Armstrong has been disabilities coordinator at the Bear River Head Start Program in Logan for 14 years. It's a job that also makes good use of her expertise in speech pathology, because most of the children who have disabilities also have speech and language deficits.
Even joining the Head Start staff was serendipitous. She and husband, Shane, had one daughter. She was pregnant again and trying to finish up her master's degree. She figured she'd be able to finish her thesis while the baby slept.
Instead, she delivered identical twins girls and traded in her thesis-writing time for double duty on bottle washing and diaper service. Without the thesis, she couldn't go to work for the school district, as she'd hoped. When a job opened at Head Start, she jumped at it. She later finished her thesis but by that time had no interest in changing jobs.
"Because we work so closely with families, I feel like I can have a real impact here."
She earned the prestigious national award for working with the local school district to develop programs to serve young children with disabilities.
"Head Start is one of the oldest places to mainstream children who have disabilities," she said. "The law changed six years ago so school districts had to serve children ages 3-5. For a couple of years, that took children with disabilities out of Head Start."

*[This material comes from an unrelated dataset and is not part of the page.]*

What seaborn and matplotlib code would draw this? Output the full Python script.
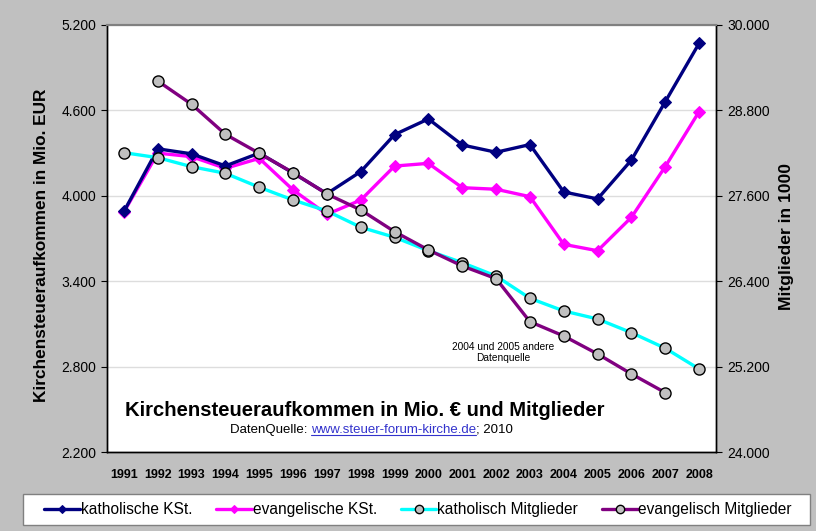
import matplotlib
matplotlib.use("Agg")
import matplotlib.pyplot as plt
import matplotlib.ticker as mticker
from matplotlib.patches import Rectangle
import seaborn as sns
import pandas as pd

years = list(range(1991, 2009))
kath_kst = [3890, 4330, 4295, 4210, 4300, 4160, 4015, 4170, 4430, 4540,
            4357, 4306, 4360, 4027, 3978, 4251, 4661, 5071]
evang_kst = [3886, 4300, 4275, 4193, 4263, 4041, 3870, 3970, 4209, 4228,
             4057, 4046, 3994, 3659, 3614, 3849, 4205, 4591]
kath_mitgl = [28206, 28136, 28009, 27916, 27720, 27541, 27387, 27158, 27017, 26829,
              26660, 26473, 26160, 25982, 25869, 25677, 25458, 25167]
evang_years = list(range(1992, 2008))
evang_mitgl = [29213, 28886, 28464, 28197, 27925, 27626, 27401, 27096, 26839,
               26614, 26436, 25831, 25630, 25378, 25097, 24834]

left_ticks = [2200, 2800, 3400, 4000, 4600, 5200]
right_ticks = [24000, 25200, 26400, 27600, 28800, 30000]

sns.set_style("white")
plt.rcParams['font.family'] = ['Liberation Sans', 'DejaVu Sans']
plt.rcParams['text.color'] = 'black'
plt.rcParams['xtick.color'] = 'black'
plt.rcParams['ytick.color'] = 'black'
plt.rcParams['axes.labelcolor'] = 'black'

W, H = 816, 531
fig = plt.figure(figsize=(W / 100, H / 100), dpi=100)
fig.patch.set_facecolor("#C0C0C0")
ax = fig.add_axes([107 / W, 79 / H, 609 / W, 427 / H])
ax.set_facecolor("white")
ax2 = ax.twinx()
ax2.patch.set_visible(False)

df_k = pd.DataFrame({"Jahr": years, "kath": kath_kst, "evang": evang_kst, "kathm": kath_mitgl})
df_e = pd.DataFrame({"Jahr": evang_years, "evangm": evang_mitgl})

sns.lineplot(data=df_k, x="Jahr", y="evang", ax=ax, color="#FF00FF", lw=2.4,
             marker="D", markersize=6, markeredgecolor="#FF00FF", label="evangelische KSt.", zorder=3)
sns.lineplot(data=df_k, x="Jahr", y="kath", ax=ax, color="#000080", lw=2.4,
             marker="D", markersize=6, markeredgecolor="#000080", label="katholische KSt.", zorder=4)
sns.lineplot(data=df_k, x="Jahr", y="kathm", ax=ax2, color="#00FFFF", lw=2.4,
             marker="o", markersize=8, markerfacecolor="#C0C0C0", markeredgecolor="black",
             markeredgewidth=1, label="katholisch Mitglieder", zorder=3)
sns.lineplot(data=df_e, x="Jahr", y="evangm", ax=ax2, color="#800080", lw=2.4,
             marker="o", markersize=8, markerfacecolor="#C0C0C0", markeredgecolor="black",
             markeredgewidth=1, label="evangelisch Mitglieder", zorder=4)

for a in (ax, ax2):
    if a.get_legend() is not None:
        a.get_legend().remove()
    a.set_xlabel("")
    a.set_ylabel("")

fmt = mticker.FuncFormatter(lambda v, p: f"{v:,.0f}".replace(",", "."))
ax.set_ylim(2200, 5200)
ax.set_yticks(left_ticks)
ax.yaxis.set_major_formatter(fmt)
ax2.set_ylim(24000, 30000)
ax2.set_yticks(right_ticks)
ax2.yaxis.set_major_formatter(fmt)
ax.set_xlim(1990.5, 2008.5)
ax.set_xticks(years)
ax.set_xticklabels([str(y) for y in years], fontweight="bold", fontsize=9)
ax.set_xticks([y - 0.5 for y in years] + [2008.5], minor=True)
ax.tick_params(axis="x", which="major", length=0, pad=12)
ax.tick_params(axis="x", which="minor", length=4, width=0.8, color="black", direction="out")
ax.tick_params(axis="y", length=4, width=0.8, direction="out", labelsize=10, pad=4, left=True)
ax2.tick_params(axis="y", length=4, width=0.8, direction="out", labelsize=10, pad=4, right=True)

ax.grid(axis="y", color="#DDDDDD", lw=1)
ax.set_axisbelow(True)
for a in (ax, ax2):
    a.spines["top"].set_color("#808080")
    a.spines["top"].set_linewidth(1.5)
    for s in ("left", "right", "bottom"):
        a.spines[s].set_color("black")
        a.spines[s].set_linewidth(1)

fig.text(42 / W, 1 - 245 / H, "Kirchensteueraufkommen in Mio. EUR", rotation=90,
         ha="center", va="center", fontsize=12.4, fontweight="bold")
fig.text(786 / W, 1 - 237 / H, "Mitglieder in 1000", rotation=90,
         ha="center", va="center", fontsize=12.6, fontweight="bold")

ax.text(0.424, 0.098, "Kirchensteueraufkommen in Mio. € und Mitglieder", transform=ax.transAxes,
        ha="center", va="center", fontsize=14.6, fontweight="bold")
ax2.text(2002.2, 25400, "2004 und 2005 andere\nDatenquelle", ha="center", va="center",
         fontsize=7.3, linespacing=1.1)

# Quellenzeile mit unterstrichenem Link
fig.canvas.draw()
renderer = fig.canvas.get_renderer()
x0, y0 = 230 / W, 1 - 430 / H
t1 = fig.text(x0, y0, "DatenQuelle: ", ha="left", va="center", fontsize=9.5)
b1 = t1.get_window_extent(renderer)
t2 = fig.text(b1.x1 / W, y0, "www.steuer-forum-kirche.de", ha="left", va="center",
              fontsize=9.5, color="#3333CC")
b2 = t2.get_window_extent(renderer)
fig.text(b2.x1 / W, y0, "; 2010", ha="left", va="center", fontsize=9.5)
fig.add_artist(plt.Line2D([b2.x0 / W, b2.x1 / W], [(b2.y0 + 1) / H] * 2, color="#3333CC", lw=0.8))

# Legende mit eigenem Rahmen
fig.add_artist(Rectangle((23 / W, 6 / H), 787 / W, 31 / H, transform=fig.transFigure,
                         facecolor="white", edgecolor="#808080", lw=1, zorder=1))
handles, labels = [], []
for a in (ax, ax2):
    h, l = a.get_legend_handles_labels()
    handles += h
    labels += l
order = ["katholische KSt.", "evangelische KSt.", "katholisch Mitglieder", "evangelisch Mitglieder"]
hl = dict(zip(labels, handles))
leg = fig.legend([hl[k] for k in order], order, loc="center left", ncol=4, mode="expand",
                 bbox_to_anchor=(44 / W, 21.5 / H, 748 / W, 0), frameon=False,
                 fontsize=11.2, handlelength=2.3, handletextpad=0.05, borderaxespad=0,
                 borderpad=0, markerscale=0.75)
leg.set_zorder(2)

fig.savefig("out.png", dpi=100, facecolor=fig.get_facecolor())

The schools were inundated, and Head Start missed the diversity and interaction it had had with disabled and nondisabled children together. So Bear River Head Start and Cache County's school district agreed on a plan. The public school's program was self-contained. Head Start's was mainstreamed. And they agreed that Head Start would become one of the district's program sites, while the district would provide the staff to serve disabled children selected to go there.
Everyone benefits, Armstrong said. So-called normal children learn to get along with and care for children who face different challenges than they do. And those children learn from peer role models.
Armstrong remembers well a little girl with Down Syndrome who had taken up biting and spitting. "Children brought her behavior around faster than we could," she said. "They wouldn't play with her. We taught them a little sign language and they'd sign `no' to her. She wanted to get along, and she did."
The Armstrongs now have five daughters, ages 10 to 20. Sometimes one of the girls goes to work with her.
At home? She likes to read (particularly mysteries), do needlework (knit and cross stitch) and watch almost any movie (she admits to a special affection for action films).